After the second Chicago fire in 1874, new fire safety codes were enacted, prohibiting wooden structures. Architects and builders began using terracotta, stone, brick, limestone, and marble in place of the wooden structures so easily destroyed by fire.
The Palmer House, still an iconic landmark today, was one of the first structures built using Chicago terracotta – a soon to be classic style. The builders claimed the Palmer House was one of Chicago’s first fire-proof structures.
In addition, safety codes were enacted requiring wider streets, fireproof stairwells, maximum capacity restrictions, clear exit signage, clear exiting through doorways, and essential fire exits. Interestingly, one of the still current safeguards enacted after the Chicago Fire requires all exit doors to open outwards, because having to pull doors inward was blamed for causing many of the human casualties during the Great Chicago Fire.

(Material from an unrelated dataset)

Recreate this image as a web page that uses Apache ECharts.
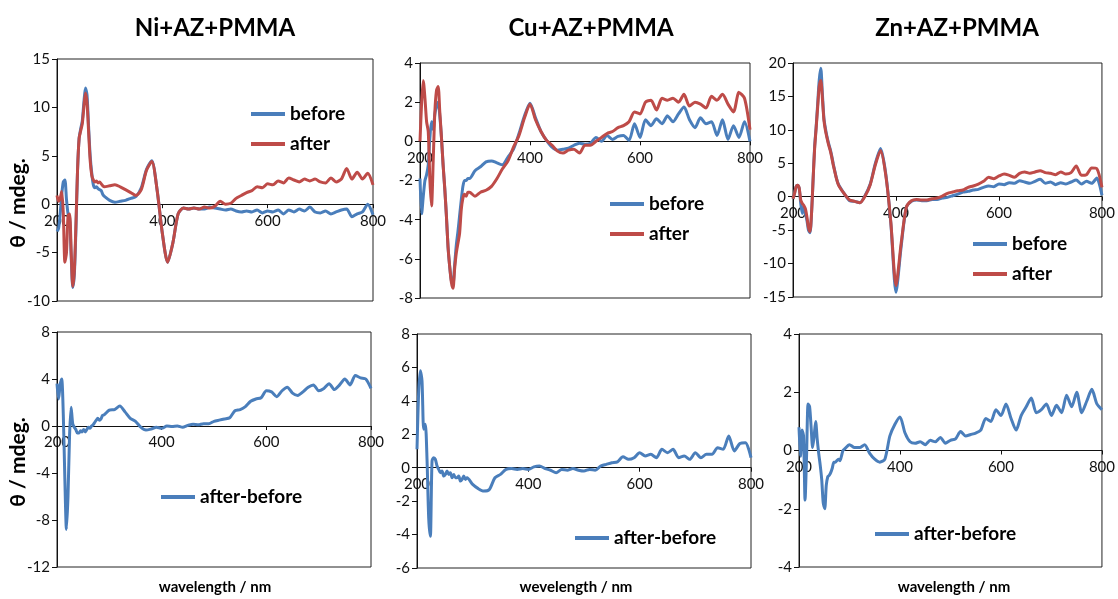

With the reconstruction of the city, the economy began to flourish, and the rebuild was complete by 1880.With the new safety and building codes in place, the construction of bigger and taller buildings became possible and the introduction of Chicago skyscrapers followed a few years later. The first Chicago skyscraper was completed in 1885.
Chicago’s legend as a “Phoenix City” following the Great Chicago Fire in 1871 is a source of great pride and tradition. Indeed, the foresight and creativity of the city planners was unparalleled earning the city the opportunity to host the World’s Columbian Exposition in 1892, just twenty-two years after the fire. This exhibition would invite citizens and leaders from all over the world to the shores of Lake Michigan. It was an amazing prospect and a chance to demonstrate to resilience and grit of the city’s citizens and leaders to the millions of visitors. The World’s Columbian Exposition of 1892, also known as “Chicago’s Fair,” was a resplendent exhibition and presented the world with our beautiful city, risen from the ashes.